Does the word “no” scare you? Are your sales conversations failing? Are your conversion rates low?
Have you been taught to ask questions that will lead a potential client to say “yes”? Have you had a client say “yes” but then they never actually sign the agreement? Do you feel like you aren’t conveying the value of your services?
I’m here to tell you the whole “yes” thing is bullshit. Yes!
It’s all about the NO.
I recently read Never Split the Difference: Negotiating As If Your Life Depended On It by Chris Voss. Chris is a former FBI hostage negotiator who revolutionized the way the FBI and other police enforcement negotiators spoke with criminals and created a set of techniques that can even be applied to negotiations with clients.
Throughout the book, Voss draws on his experiences in truly life-or-death situations to illustrate these techniques, and offers scores of examples of how they translate into our working lives. We spend most of our days at work negotiating for something. Knowing the most successful, crisis-tested approaches to the process will ensure the conversation more frequently goes your way. What sets these strategies apart from other negotiation paradigms—i.e., the standard thinking in negotiations is to approach them as logical and sequential problems to be solved—is the injection of emotional intelligence and empathy into the negotiation process. This was the game-changer for the FBI, Voss writes, and these are the unique skills emphasized in Never Split the Difference.
Voss explains how simple these tools can be, such as your tone of voice, the types of questions you ask the other party, or even how you enter the conversation in the first place. Successfully asking for a raise, a new position, a client concession, or a change to the terms of a contract can all be influenced by the techniques outlined in the book.
Next time a client tells you no, don’t take that as the end of negotiations. Instead, that is the beginning of the negotiation. While in person meetings are best for negotiations, sometimes our negotiations happen through email. Chris suggests using email like you would text messaging, and sending one thought/ negotiation technique at once instead of laying it all out in one email. HINT: it won’t work if you lay it all out at once.

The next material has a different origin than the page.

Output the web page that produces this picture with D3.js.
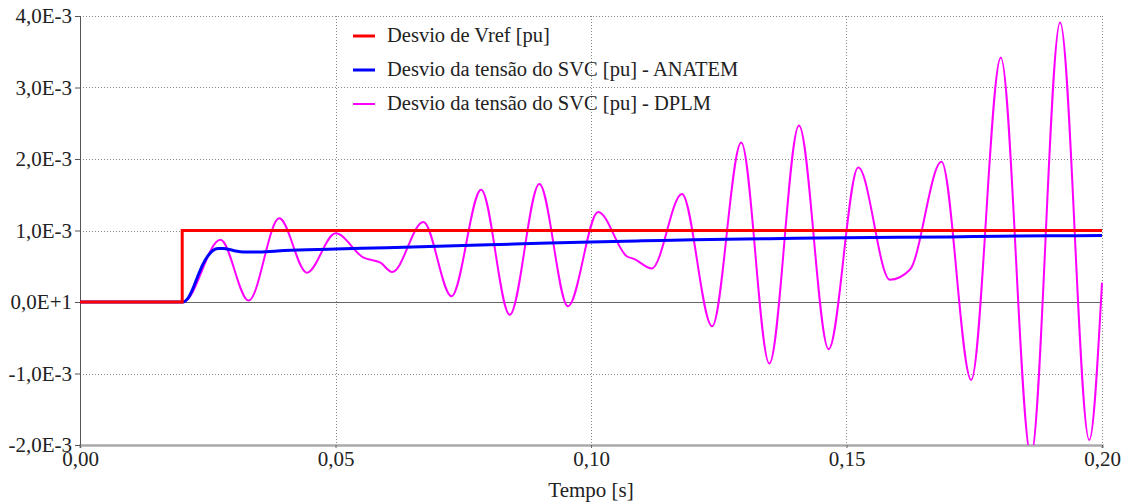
<!DOCTYPE html>
<html>
<head>
<meta charset="utf-8">
<script src="https://cdn.jsdelivr.net/npm/d3@7"></script>
<style>
  body { margin: 0; background: #fff; }
  svg text { font-family: "Liberation Serif", "Times New Roman", serif; fill: #222; }
</style>
</head>
<body>
<svg id="chart" width="1127" height="503"></svg>
<script>
// axis ticks
var xTicks = [0, 0.05, 0.10, 0.15, 0.20];
var xTickLabels = ["0,00", "0,05", "0,10", "0,15", "0,20"];
var yTicks = [-2e-3, -1e-3, 0, 1e-3, 2e-3, 3e-3, 4e-3];
var yTickLabels = ["-2,0E-3", "-1,0E-3", "0,0E+1", "1,0E-3", "2,0E-3", "3,0E-3", "4,0E-3"];

var seriesNames = ["Desvio de Vref [pu]", "Desvio da tensão do SVC [pu] - ANATEM", "Desvio da tensão do SVC [pu] - DPLM"];

// Vref step
var vrefTime = [0, 0.02, 0.02, 0.20];
var vrefValue = [0, 0, 1.0e-3, 1.0e-3];

// ANATEM response
var anatemTime = [0, 0.0201, 0.021, 0.022, 0.023, 0.024, 0.025, 0.026, 0.027, 0.028, 0.030, 0.032, 0.035,
    0.04, 0.05, 0.06, 0.07, 0.08, 0.09, 0.10, 0.11, 0.12, 0.13, 0.14, 0.15, 0.16, 0.17, 0.18, 0.19, 0.20];
var anatemValue = [0, 0, 0.04e-3, 0.17e-3, 0.35e-3, 0.52e-3, 0.64e-3, 0.72e-3, 0.75e-3, 0.75e-3, 0.72e-3, 0.70e-3, 0.70e-3,
    0.72e-3, 0.74e-3, 0.76e-3, 0.78e-3, 0.80e-3, 0.82e-3, 0.84e-3, 0.855e-3, 0.87e-3, 0.88e-3, 0.89e-3, 0.90e-3, 0.905e-3, 0.91e-3, 0.92e-3, 0.925e-3, 0.93e-3];

// DPLM response
var dplmTime = [0, 0.0202, 0.0275, 0.0330, 0.0390, 0.0444, 0.0500, 0.0555, 0.0588, 0.0611, 0.0672, 0.0727,
    0.0785, 0.0841, 0.0899, 0.0955, 0.1014, 0.1070, 0.1085, 0.1119, 0.1178, 0.1237, 0.1294, 0.1349,
    0.1407, 0.1465, 0.1523, 0.1585, 0.1624, 0.1686, 0.1744, 0.1802, 0.1861, 0.1918, 0.1975, 0.2000];
var dplmValue = [0, 0, 0.87e-3, 0.02e-3, 1.17e-3, 0.41e-3, 0.96e-3, 0.62e-3, 0.55e-3, 0.42e-3, 1.12e-3, 0.08e-3,
    1.57e-3, -0.18e-3, 1.65e-3, -0.06e-3, 1.26e-3, 0.64e-3, 0.60e-3, 0.47e-3, 1.51e-3, -0.34e-3, 2.23e-3, -0.86e-3,
    2.47e-3, -0.66e-3, 1.88e-3, 0.31e-3, 0.45e-3, 1.96e-3, -1.09e-3, 3.42e-3, -2.15e-3, 3.91e-3, -1.93e-3, 0.27e-3];

var plotLeft = 80, plotRight = 1102, plotTop = 16, plotBottom = 445;

var svg = d3.select("#chart");

var x = d3.scaleLinear().domain([0, 0.2]).range([plotLeft, plotRight]);
var y = d3.scaleLinear().domain([-2e-3, 4e-3]).range([plotBottom, plotTop]);

// dotted grid
var grid = svg.append("g").attr("class", "grid");
grid.selectAll("line.h")
    .data(yTicks.filter(function (d) { return d !== 0 && d !== -2e-3; }))
    .enter().append("line")
    .attr("x1", plotLeft).attr("x2", plotRight)
    .attr("y1", function (d) { return Math.round(y(d)) + 0.5; })
    .attr("y2", function (d) { return Math.round(y(d)) + 0.5; })
    .attr("stroke", "#888").attr("stroke-dasharray", "1,2");
grid.selectAll("line.v")
    .data(xTicks.slice(1))
    .enter().append("line")
    .attr("x1", function (d) { return Math.round(x(d)) + 0.5; })
    .attr("x2", function (d) { return Math.round(x(d)) + 0.5; })
    .attr("y1", plotTop).attr("y2", plotBottom)
    .attr("stroke", "#888").attr("stroke-dasharray", "1,2");

// zero line
svg.append("line")
    .attr("x1", plotLeft).attr("x2", plotRight)
    .attr("y1", Math.round(y(0)) + 0.5).attr("y2", Math.round(y(0)) + 0.5)
    .attr("stroke", "#666").attr("stroke-width", 1);

// bottom axis
var xAxis = d3.axisBottom(x)
    .tickValues(xTicks)
    .tickFormat(function (d, i) { return xTickLabels[i]; })
    .tickSize(3).tickPadding(3);
var gx = svg.append("g").attr("transform", "translate(0," + plotBottom + ")").call(xAxis);
gx.select(".domain").attr("stroke", "#aaa").attr("stroke-width", 2.5);
gx.selectAll(".tick line").attr("stroke", "#666");
gx.selectAll("text").attr("font-size", "21px").attr("fill", "#222")
    .attr("font-family", "Liberation Serif");

// left axis
var yAxis = d3.axisLeft(y)
    .tickValues(yTicks)
    .tickFormat(function (d, i) { return yTickLabels[i]; })
    .tickSize(5).tickPadding(3);
var gy = svg.append("g").attr("transform", "translate(" + plotLeft + ",0)").call(yAxis);
gy.select(".domain").attr("stroke", "#555").attr("d", "M0.5," + plotTop + "V" + plotBottom);
gy.selectAll(".tick line").attr("stroke", "#555");
gy.selectAll("text").attr("font-size", "21px").attr("fill", "#222")
    .attr("font-family", "Liberation Serif");

// axis title
svg.append("text")
    .attr("x", (plotLeft + plotRight) / 2).attr("y", 497)
    .attr("text-anchor", "middle")
    .attr("font-size", "21px")
    .text("Tempo [s]");

// curves
svg.append("clipPath").attr("id", "plotclip")
    .append("rect").attr("x", plotLeft).attr("y", plotTop - 2)
    .attr("width", plotRight - plotLeft + 1).attr("height", plotBottom - plotTop + 2);

var plot = svg.append("g").attr("clip-path", "url(#plotclip)");

var lineMono = d3.line().x(function (d) { return x(d[0]); }).y(function (d) { return y(d[1]); }).curve(d3.curveMonotoneX);
var lineLin = d3.line().x(function (d) { return x(d[0]); }).y(function (d) { return y(d[1]); });

plot.append("path")
    .datum(dplmTime.map(function (t, i) { return [t, dplmValue[i]]; }))
    .attr("d", lineMono)
    .attr("fill", "none").attr("stroke", "#ff00ff").attr("stroke-width", 2);

plot.append("path")
    .datum(anatemTime.map(function (t, i) { return [t, anatemValue[i]]; }))
    .attr("d", lineMono)
    .attr("fill", "none").attr("stroke", "#0000ff").attr("stroke-width", 3);

plot.append("path")
    .datum(vrefTime.map(function (t, i) { return [t, vrefValue[i]]; }))
    .attr("d", lineLin)
    .attr("fill", "none").attr("stroke", "#ff0000").attr("stroke-width", 3);

// legend
var legendColors = ["#ff0000", "#0000ff", "#ff00ff"];
var legendWidths = [3, 3, 2];
var legendY = [36, 70, 104];
var legend = svg.append("g");
seriesNames.forEach(function (name, i) {
    legend.append("line")
        .attr("x1", 353).attr("x2", 375)
        .attr("y1", legendY[i]).attr("y2", legendY[i])
        .attr("stroke", legendColors[i]).attr("stroke-width", legendWidths[i]);
    legend.append("text")
        .attr("x", 387).attr("y", legendY[i] + 6)
        .attr("font-size", "20.5px")
        .text(name);
});
</script>
</body>
</html>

People who view negotiation as a battle of arguments become overwhelmed by the voices in their head. Negotiation is not an act of battle; it’s a process of discovery. Your goal is to uncover as much information as possible. To quiet the voices in your head, make your sole and all-encompassing focus the other person and what they have to say. Your goal is to identify what your counterpart actually needs and get them feeling safe enough to talk about what they want.

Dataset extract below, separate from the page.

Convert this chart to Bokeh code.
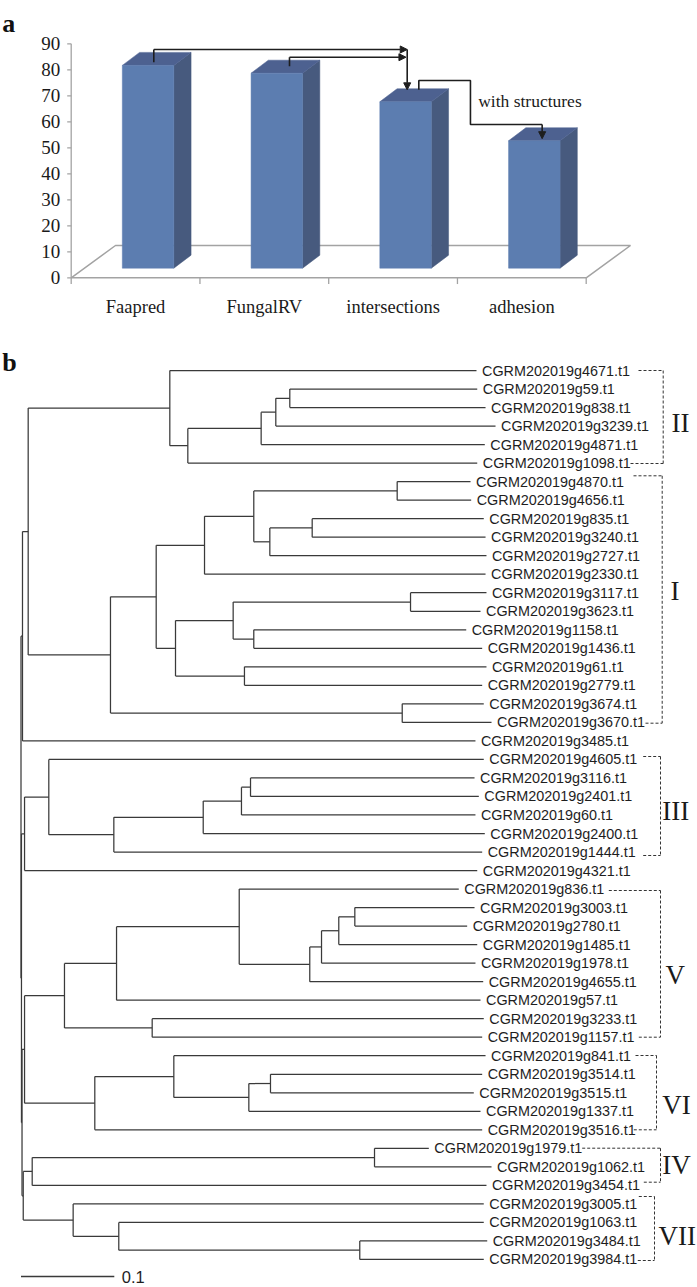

Going too fast is one of the mistakes all negotiators make. If you’re too much in a hurry, people can feel as if they’re not being heard and you risk undermining the rapport and trust we’ve built.
There are three voice tones available to negotiators:
The late-night FM DJ voice: Use selectively to make a point. Inflect your voice downward, keeping it calm and slow. When done properly, you create an aura of authority and trustworthiness without triggering defensiveness.
The positive/playful voice: Should be your default voice. It’s the voice of an easygoing, good-natured person. Your attitude is light and encouraging. The key here is to relax and smile while you’re talking.
The direct or assertive voice: Used rarely. Will cause problems and create pushback.
Put a smile on your face. When people are in a positive frame of mind, they think more quickly and are more likely to collaborate and problem-solve. Positivity creates mental agility in both you and your counterpart.
You can be very direct and to the point as long as you create safety by a tone of voice that says “I’m okay, you’re okay, let’s figure things out.”
These are just a few of the tips from the book that have changed how thousands of people negotiate with others.